** Begin **

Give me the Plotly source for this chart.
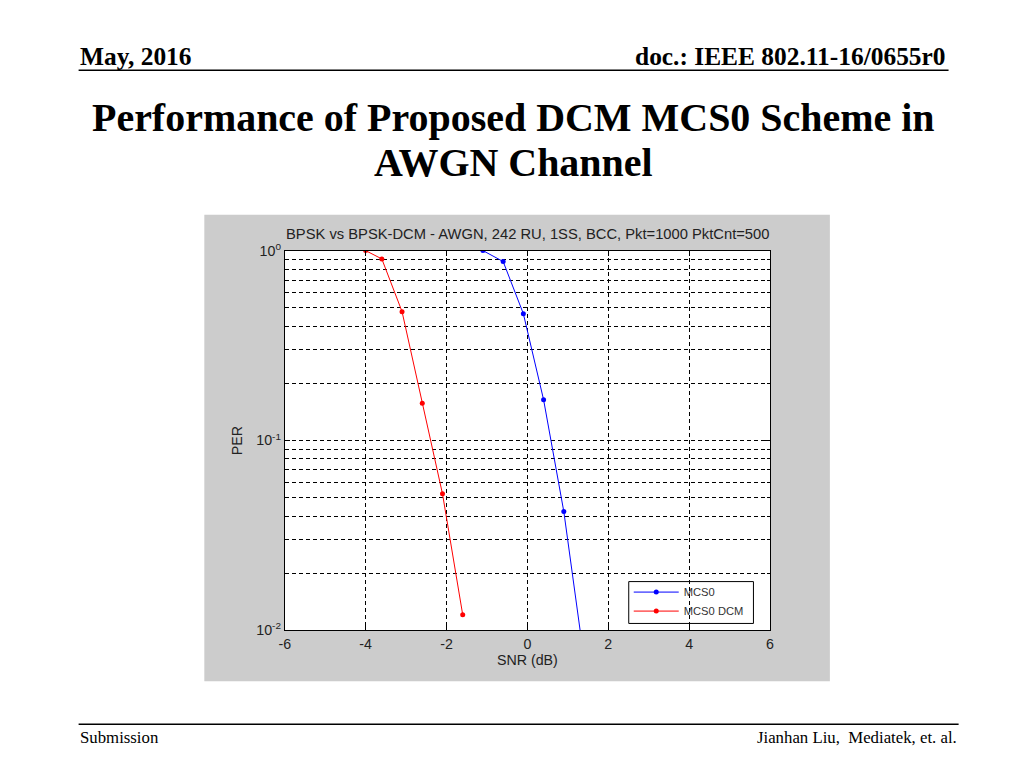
import plotly.graph_objects as go

# ---- data ----
snr_mcs0 = [-1.1, -0.6, -0.1, 0.4, 0.9, 1.4]
per_mcs0 = [1.0, 0.876, 0.465, 0.164, 0.0423, 0.0071]
snr_dcm = [-4.0, -3.6, -3.1, -2.6, -2.1, -1.6]
per_dcm = [1.0, 0.904, 0.477, 0.157, 0.0524, 0.0121]

x_ticks = [-6, -4, -2, 0, 2, 4, 6]
x_tick_text = ["-6", "-4", "-2", "0", "2", "4", "6"]
y_ticks = [0.01, 0.1, 1]
y_tick_text = ["10<sup>-2</sup>", "10<sup>-1</sup>", "10<sup>0</sup>"]
y_minor = [k * 0.01 for k in range(2, 10)] + [k * 0.1 for k in range(2, 10)]

series_names = ["MCS0", "MCS0 DCM"]
axes_title = "BPSK vs BPSK-DCM - AWGN, 242 RU, 1SS, BCC, Pkt=1000 PktCnt=500"

W, H = 1024, 768
# the rendered page is offset/scaled slightly; map target screen px -> figure px
KX, KY = 1040 / 1024, 784 / 768
FS = 1.017  # font compensation


def px(x):
    return (x * KX - 16) / W


def py(y):
    return 1 - (y * KY - 16) / H


def f(s):
    return s * FS


fig = go.Figure()
fig.add_trace(go.Scatter(x=snr_mcs0, y=per_mcs0, mode="lines+markers", name=series_names[0],
                         line=dict(color="#0000ff", width=1), marker=dict(size=5, color="#0000ff")))
fig.add_trace(go.Scatter(x=snr_dcm, y=per_dcm, mode="lines+markers", name=series_names[1],
                         line=dict(color="#ff0000", width=1), marker=dict(size=5, color="#ff0000")))

grid = dict(gridcolor="black", gridwidth=1, griddash="4px,3px")
axfont = dict(family="Arial, Liberation Sans", size=f(14), color="#222")

fig.update_layout(
    width=W, height=H, autosize=False,
    margin=dict(l=0, r=0, t=0, b=0),
    paper_bgcolor="white", plot_bgcolor="white",
    showlegend=True,
    legend=dict(x=px(627), y=py(577), xanchor="left", yanchor="top",
                bgcolor="rgba(0,0,0,0)", borderwidth=0,
                font=dict(family="Arial, Liberation Sans", size=f(11), color="#333"),
                tracegroupgap=0, itemwidth=45),
    xaxis=dict(domain=[px(285), px(767.5)], range=[-6, 6], tickvals=x_ticks, ticktext=x_tick_text,
               showgrid=True, **grid, zeroline=False,
               showline=True, linecolor="black", linewidth=1, mirror="allticks",
               ticks="inside", ticklen=5, tickcolor="black", tickfont=axfont,
               title=dict(text="SNR (dB)", font=axfont, standoff=4)),
    yaxis=dict(domain=[py(630), py(249)], type="log", range=[-2, 0],
               tickvals=y_ticks, ticktext=y_tick_text,
               showgrid=True, **grid, zeroline=False,
               showline=True, linecolor="black", linewidth=1, mirror="allticks",
               ticks="inside", ticklen=5, tickcolor="black", tickfont=axfont,
               minor=dict(tickvals=y_minor, showgrid=True, gridcolor="black", gridwidth=1,
                          griddash="4px,3px", ticks="inside", ticklen=3, tickcolor="black"),
               title=dict(text="PER", font=axfont, standoff=10)),
    shapes=[
        dict(type="rect", xref="paper", yref="paper", x0=px(205), x1=px(827), y0=py(681), y1=py(213),
             fillcolor="#cccccc", line=dict(width=0), layer="below"),
        dict(type="rect", xref="paper", yref="paper", x0=px(285), x1=px(767.5), y0=py(630), y1=py(249),
             fillcolor="white", line=dict(width=0), layer="below"),
        # legend frame
        dict(type="rect", xref="paper", yref="paper", x0=px(627), x1=px(751), y0=py(623), y1=py(581),
             fillcolor="white", line=dict(color="black", width=1), layer="between"),
        dict(type="line", xref="paper", yref="paper", x0=px(80), x1=px(945), y0=py(68), y1=py(68),
             line=dict(color="black", width=1.5)),
        dict(type="line", xref="paper", yref="paper", x0=px(80), x1=px(955), y0=py(724), y1=py(724),
             line=dict(color="black", width=1.5)),
    ],
    annotations=[
        dict(text=axes_title, xref="paper", yref="paper", x=px(526), y=py(232), showarrow=False,
             xanchor="center", yanchor="middle",
             font=dict(family="Arial, Liberation Sans", size=f(14.5), color="#222")),
        dict(text="<b>May, 2016</b>", xref="paper", yref="paper", x=px(79), y=py(54), showarrow=False,
             xanchor="left", yanchor="middle", font=dict(family="Liberation Serif", size=f(25), color="black")),
        dict(text="<b>doc.: IEEE 802.11-16/0655r0</b>", xref="paper", yref="paper", x=px(944), y=py(54),
             showarrow=False, xanchor="right", yanchor="middle",
             font=dict(family="Liberation Serif", size=f(25), color="black")),
        dict(text="<b>Performance of Proposed DCM MCS0 Scheme in</b>", xref="paper", yref="paper",
             x=px(512), y=py(115.5), showarrow=False, xanchor="center", yanchor="middle",
             font=dict(family="Liberation Serif", size=f(39.3), color="black")),
        dict(text="<b>AWGN Channel</b>", xref="paper", yref="paper",
             x=px(512), y=py(160.5), showarrow=False, xanchor="center", yanchor="middle",
             font=dict(family="Liberation Serif", size=f(39.3), color="black")),
        dict(text="Submission", xref="paper", yref="paper", x=px(79), y=py(737), showarrow=False,
             xanchor="left", yanchor="middle", font=dict(family="Liberation Serif", size=f(16.5), color="black")),
        dict(text="Jianhan Liu,\u00a0 Mediatek, et. al.", xref="paper", yref="paper", x=px(955), y=py(737),
             showarrow=False, xanchor="right", yanchor="middle",
             font=dict(family="Liberation Serif", size=f(16.5), color="black")),
    ],
)

fig.write_html("out.html")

** End **

**Written request:**
From the first line above to the line containing "# font compensation", repeat each line exactly. Pictures stay out.

**Response to the exercise:**
Give me the Plotly source for this chart.
import plotly.graph_objects as go

# ---- data ----
snr_mcs0 = [-1.1, -0.6, -0.1, 0.4, 0.9, 1.4]
per_mcs0 = [1.0, 0.876, 0.465, 0.164, 0.0423, 0.0071]
snr_dcm = [-4.0, -3.6, -3.1, -2.6, -2.1, -1.6]
per_dcm = [1.0, 0.904, 0.477, 0.157, 0.0524, 0.0121]

x_ticks = [-6, -4, -2, 0, 2, 4, 6]
x_tick_text = ["-6", "-4", "-2", "0", "2", "4", "6"]
y_ticks = [0.01, 0.1, 1]
y_tick_text = ["10<sup>-2</sup>", "10<sup>-1</sup>", "10<sup>0</sup>"]
y_minor = [k * 0.01 for k in range(2, 10)] + [k * 0.1 for k in range(2, 10)]

series_names = ["MCS0", "MCS0 DCM"]
axes_title = "BPSK vs BPSK-DCM - AWGN, 242 RU, 1SS, BCC, Pkt=1000 PktCnt=500"

W, H = 1024, 768
# the rendered page is offset/scaled slightly; map target screen px -> figure px
KX, KY = 1040 / 1024, 784 / 768
FS = 1.017  # font compensation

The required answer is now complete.